Hathaway marked a clear, one-mile stretch of beach, beginning at and extending south of the ramp on Granada Avenue, just minutes east of the Ormond Hotel, where fans and racers mingled at what would become the Mecca of beach racing.
Though records previously had been set on the beach, the first race meet was momentous. On March 26, 1903, Horace T. Thomas drove the Pirate, a car owned by Ransom E. Olds, to an American record for cars under 1,000 pounds.
Olds already was the brains behind what would be Oldsmobile, originally known as Olds Motor Works. He is widely considered the founder of the automobile industry, having begun manufacturing horseless carriages in 1890.
In Thomas´ first attempt, he set the American record at 54.38 mph, beating the former record set for the mile by L.O. Thompson by more than 29 seconds.
Alexander Winton set the land-speed record of 68 mph in his heavier car, Bullet No. 2.
During that first historic meet, Hathaway drove his Stanley Steamer to a fast lap of 1 minute, 28.4 seconds to best his time trial on the beach from one year earlier.
The event attracted fans from several states, even for this small, unadvertised first meeting.
Interest in beach racing was so overwhelming throughout the days and months afterward, organizers formed the Florida East Coast Automobile Association, appointing Morgan as the official organizer of the 1904 meet. He would organize the annual meets until 1910. For years Olds remained a major benefactor and placed dozens of cars in the annual event on Daytona´s beaches.
For the 1904 meet, Morgan arranged for the Packard Motor Car Company to bring its lightning-quick Gray Wolf -- of the medium-weight category -- to the beach, and was soon bombarded by requests from other car companies seeking to join the world-record attempts on the beach. The Stevens-Duryea Company brought its Spider to compete in the lightweight category.
Both cars set records in their respective categories. Charles Schmidt drove the Gray Wolf, at 1,430 pounds, to a new five-mile record on Jan. 2, 1904, in 4:21.6. A day earlier, Otto Nestman set the five-mile record for his class, driving the Spider in a fast lap of 4:47.8.

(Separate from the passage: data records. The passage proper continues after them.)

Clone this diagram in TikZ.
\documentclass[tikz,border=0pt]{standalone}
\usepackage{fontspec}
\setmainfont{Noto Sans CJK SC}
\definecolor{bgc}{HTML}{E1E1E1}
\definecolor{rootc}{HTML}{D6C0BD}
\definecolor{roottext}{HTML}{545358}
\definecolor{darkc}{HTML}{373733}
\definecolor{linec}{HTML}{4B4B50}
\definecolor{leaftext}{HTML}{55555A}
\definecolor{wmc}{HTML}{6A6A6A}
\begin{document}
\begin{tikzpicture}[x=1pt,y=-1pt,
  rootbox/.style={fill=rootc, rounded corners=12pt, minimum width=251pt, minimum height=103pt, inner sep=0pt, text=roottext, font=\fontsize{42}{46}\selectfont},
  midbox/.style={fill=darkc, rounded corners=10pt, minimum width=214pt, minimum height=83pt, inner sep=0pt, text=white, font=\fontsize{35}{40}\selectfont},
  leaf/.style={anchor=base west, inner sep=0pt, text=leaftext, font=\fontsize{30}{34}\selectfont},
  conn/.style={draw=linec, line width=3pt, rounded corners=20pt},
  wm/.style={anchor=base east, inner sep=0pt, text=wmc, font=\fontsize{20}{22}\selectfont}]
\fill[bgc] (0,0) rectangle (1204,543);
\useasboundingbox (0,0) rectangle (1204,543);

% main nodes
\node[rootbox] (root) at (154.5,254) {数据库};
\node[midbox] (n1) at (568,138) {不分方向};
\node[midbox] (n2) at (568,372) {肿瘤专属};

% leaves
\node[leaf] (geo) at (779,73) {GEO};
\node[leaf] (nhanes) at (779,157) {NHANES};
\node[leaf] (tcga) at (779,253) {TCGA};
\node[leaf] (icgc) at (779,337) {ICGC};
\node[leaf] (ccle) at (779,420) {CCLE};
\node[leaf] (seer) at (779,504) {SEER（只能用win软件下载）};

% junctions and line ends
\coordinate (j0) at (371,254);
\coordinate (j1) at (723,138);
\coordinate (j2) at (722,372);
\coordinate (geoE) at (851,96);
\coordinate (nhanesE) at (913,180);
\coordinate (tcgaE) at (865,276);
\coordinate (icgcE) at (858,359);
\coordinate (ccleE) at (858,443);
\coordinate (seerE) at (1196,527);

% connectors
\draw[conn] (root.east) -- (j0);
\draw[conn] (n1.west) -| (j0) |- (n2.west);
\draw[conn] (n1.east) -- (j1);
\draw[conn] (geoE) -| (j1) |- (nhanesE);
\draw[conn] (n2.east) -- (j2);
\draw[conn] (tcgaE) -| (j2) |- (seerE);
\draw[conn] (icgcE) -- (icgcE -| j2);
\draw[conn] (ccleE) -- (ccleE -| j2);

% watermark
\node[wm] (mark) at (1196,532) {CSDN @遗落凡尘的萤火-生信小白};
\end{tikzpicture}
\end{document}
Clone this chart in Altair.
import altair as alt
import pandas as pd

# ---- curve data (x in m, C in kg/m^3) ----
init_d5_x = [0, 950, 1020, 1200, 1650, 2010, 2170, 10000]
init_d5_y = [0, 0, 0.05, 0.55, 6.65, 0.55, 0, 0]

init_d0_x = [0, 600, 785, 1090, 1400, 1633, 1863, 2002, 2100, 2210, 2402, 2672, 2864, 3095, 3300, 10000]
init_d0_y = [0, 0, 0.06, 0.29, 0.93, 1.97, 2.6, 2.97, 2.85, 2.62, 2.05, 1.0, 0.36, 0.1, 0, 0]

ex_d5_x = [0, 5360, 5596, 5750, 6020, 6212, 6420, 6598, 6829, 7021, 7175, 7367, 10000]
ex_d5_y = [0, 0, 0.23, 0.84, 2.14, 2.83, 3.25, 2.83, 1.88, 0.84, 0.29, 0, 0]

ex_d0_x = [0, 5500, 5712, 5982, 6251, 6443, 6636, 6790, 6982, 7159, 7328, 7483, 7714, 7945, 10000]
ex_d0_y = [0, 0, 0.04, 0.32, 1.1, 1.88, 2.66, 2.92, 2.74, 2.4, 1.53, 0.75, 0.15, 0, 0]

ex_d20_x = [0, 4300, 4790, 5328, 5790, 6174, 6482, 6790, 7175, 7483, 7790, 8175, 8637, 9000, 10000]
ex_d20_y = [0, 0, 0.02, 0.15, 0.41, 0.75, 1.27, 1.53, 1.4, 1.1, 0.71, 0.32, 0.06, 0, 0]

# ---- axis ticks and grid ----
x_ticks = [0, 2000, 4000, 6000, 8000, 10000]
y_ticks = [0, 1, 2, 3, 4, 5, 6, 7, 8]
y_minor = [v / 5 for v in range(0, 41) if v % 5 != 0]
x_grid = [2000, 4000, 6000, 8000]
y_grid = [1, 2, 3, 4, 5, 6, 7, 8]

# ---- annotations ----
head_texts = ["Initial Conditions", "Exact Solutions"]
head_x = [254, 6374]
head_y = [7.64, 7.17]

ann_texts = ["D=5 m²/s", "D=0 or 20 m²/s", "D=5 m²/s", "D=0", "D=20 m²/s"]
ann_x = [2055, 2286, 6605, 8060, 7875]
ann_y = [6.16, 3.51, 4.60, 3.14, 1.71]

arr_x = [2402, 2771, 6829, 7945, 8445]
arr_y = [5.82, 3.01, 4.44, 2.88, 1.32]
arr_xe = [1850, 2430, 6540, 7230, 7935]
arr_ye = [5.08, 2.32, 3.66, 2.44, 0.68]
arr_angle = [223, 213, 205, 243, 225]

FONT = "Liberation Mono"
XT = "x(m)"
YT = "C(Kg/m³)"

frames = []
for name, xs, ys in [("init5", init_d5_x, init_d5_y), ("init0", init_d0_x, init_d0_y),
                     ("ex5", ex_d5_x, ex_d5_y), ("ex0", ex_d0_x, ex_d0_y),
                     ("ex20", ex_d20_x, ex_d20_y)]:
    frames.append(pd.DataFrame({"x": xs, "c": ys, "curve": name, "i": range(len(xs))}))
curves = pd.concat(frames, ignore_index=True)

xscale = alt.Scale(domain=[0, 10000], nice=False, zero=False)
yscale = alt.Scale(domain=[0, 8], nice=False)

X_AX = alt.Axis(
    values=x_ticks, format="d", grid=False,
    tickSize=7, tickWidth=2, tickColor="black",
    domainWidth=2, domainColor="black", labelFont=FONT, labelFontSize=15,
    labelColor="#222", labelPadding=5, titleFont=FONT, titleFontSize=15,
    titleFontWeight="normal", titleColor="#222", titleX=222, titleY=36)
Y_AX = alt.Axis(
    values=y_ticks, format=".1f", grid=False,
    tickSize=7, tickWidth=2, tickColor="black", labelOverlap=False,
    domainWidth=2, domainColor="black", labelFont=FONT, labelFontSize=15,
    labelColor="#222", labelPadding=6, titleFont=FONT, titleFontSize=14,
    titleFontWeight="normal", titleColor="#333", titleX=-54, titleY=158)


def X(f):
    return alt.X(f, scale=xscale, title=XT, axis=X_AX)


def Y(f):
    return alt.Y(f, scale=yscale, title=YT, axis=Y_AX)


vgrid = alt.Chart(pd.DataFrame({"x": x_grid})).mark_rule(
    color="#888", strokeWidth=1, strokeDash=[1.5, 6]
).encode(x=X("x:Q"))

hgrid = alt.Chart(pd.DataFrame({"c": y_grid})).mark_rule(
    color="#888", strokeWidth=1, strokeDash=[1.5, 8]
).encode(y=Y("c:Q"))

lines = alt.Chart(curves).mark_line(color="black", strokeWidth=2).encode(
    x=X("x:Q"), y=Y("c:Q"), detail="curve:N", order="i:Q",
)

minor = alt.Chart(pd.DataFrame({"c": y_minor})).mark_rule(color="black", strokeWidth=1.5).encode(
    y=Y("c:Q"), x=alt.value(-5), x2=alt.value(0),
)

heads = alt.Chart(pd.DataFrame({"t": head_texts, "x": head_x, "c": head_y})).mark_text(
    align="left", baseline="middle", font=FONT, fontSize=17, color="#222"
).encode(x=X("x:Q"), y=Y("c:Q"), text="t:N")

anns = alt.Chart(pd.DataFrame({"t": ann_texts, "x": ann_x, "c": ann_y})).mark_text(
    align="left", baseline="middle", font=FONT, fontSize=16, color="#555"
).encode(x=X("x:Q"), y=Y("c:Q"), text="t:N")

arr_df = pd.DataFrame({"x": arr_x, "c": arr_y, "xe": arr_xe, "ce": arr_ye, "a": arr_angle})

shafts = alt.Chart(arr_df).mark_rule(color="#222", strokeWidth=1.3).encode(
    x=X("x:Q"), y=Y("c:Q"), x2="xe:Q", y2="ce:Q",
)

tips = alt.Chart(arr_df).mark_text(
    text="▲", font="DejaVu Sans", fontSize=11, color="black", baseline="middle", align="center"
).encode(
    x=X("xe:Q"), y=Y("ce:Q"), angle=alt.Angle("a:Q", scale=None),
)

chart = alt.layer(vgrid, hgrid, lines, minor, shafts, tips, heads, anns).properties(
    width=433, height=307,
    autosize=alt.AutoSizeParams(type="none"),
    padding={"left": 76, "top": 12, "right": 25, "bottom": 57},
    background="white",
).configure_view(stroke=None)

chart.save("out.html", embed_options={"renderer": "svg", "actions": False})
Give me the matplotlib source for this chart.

With the increasing interest in racing on the firm sands of the beach came the birth of the original Gasoline Alley.
Recognizing the need for racing “accommodations,” famed railroad man Henry Flagler built the Ormond Garage in 1904, a place for racers to house their speedsters during racing events that lasted days, sometimes weeks.
The garage, at 79 E. Granada Ave., became the hub of racing weekend activity, as hundreds of racers, mechanics and crews gathered there daily to fine-tune their machines. Flagler eventually added separate sleeping quarters for crew members at the garage, which is now listed on the National Register of Historic Places.
In 1905, organized racing here was delivered its first jolt of the all-too-familiar perils of record-setting speed. Frank Croker, 27, and his mechanic, Alexander Raoul, were killed when their S&M Simplex flipped into the waves. Raoul died instantly. Croker died the next day.
Despite the deaths, racing went on. By 1905, William K. Vanderbilt Jr. had become the Bill Elliott of that era in Ormond and Daytona beach racing. Wildly popular with the fans, he was often surrounded at the Ormond Hotel by autograph-seekers and people who wanted a brush with fame.
Racers scrambled for the fans´ attention, entering steam-, electric- and gas-powered contraptions to find out which the spectators preferred. Meanwhile, records fell and horsepower grew. Racing´s popularity and the lure of the area were at a fever pitch and would remain so for decades.
Would-be manufacturers flocked to the beach, including Vincenzo Lancia, soon-to-be creator of the Lancia Automobile Company in Turin, Italy. Lancia brought his racers to Daytona Beach in 1906 to win four races against the likes of J. Walter Christie, Guy Vaughan and Louis Chevrolet, all of whom would become manufacturers themselves.
At the end of the first seven years of racing on the beaches of Ormond and Daytona, ingenuity flourished and the bizarre wasn´t so bizarre as racers and millionaires worldwide arrived annually, determined to best one another and take home the world record for their category.